Moderate Syrian opposition has condemned the decisions taken at the Arab League Summit. “The decision of the Arab League to give Syria’s place to the National Coalition for Syrian Revolutionary Opposition Forces is illegal in terms of the structure of the Arab League because the Arab League is an association of states and not an organisation. The preference and support of an association representing only one wing of the opposition deals a blow to the efforts of the UN and Arab League special envoy to Syria, Lakhdar Brahimi, and the efforts of the entire world community by way of the Geneva agreement to reach a peaceful settlement in Syria. The results of the Arab League summit suggest that a serious step has been made towards dismembering Syria,” said Majed Habbo, Secretary of the overseas branch of the opposition Coordinating Committee for Democratic Change.

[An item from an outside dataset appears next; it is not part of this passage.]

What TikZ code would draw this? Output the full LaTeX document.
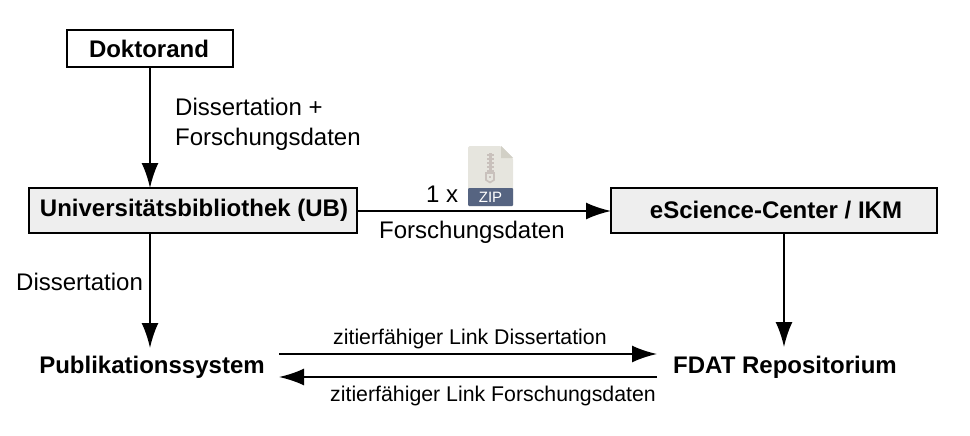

Rim Turkmani, a leading member of the opposition Building the Syrian State Movement had this comment on the Arab League’s position: “The decision of the Arab League to recognise and support the opposition will merely aggravate the situation in the country, stiffening the regime’s resistance and deepening the divisions in society. Although words were heard at the summit on political means of settling the conflict, practical decisions attest to the opposite: the place at the Arab League has been given to an opposition organisation whose charter says unequivocally that there can be no negotiations and no dialogue with the regime.”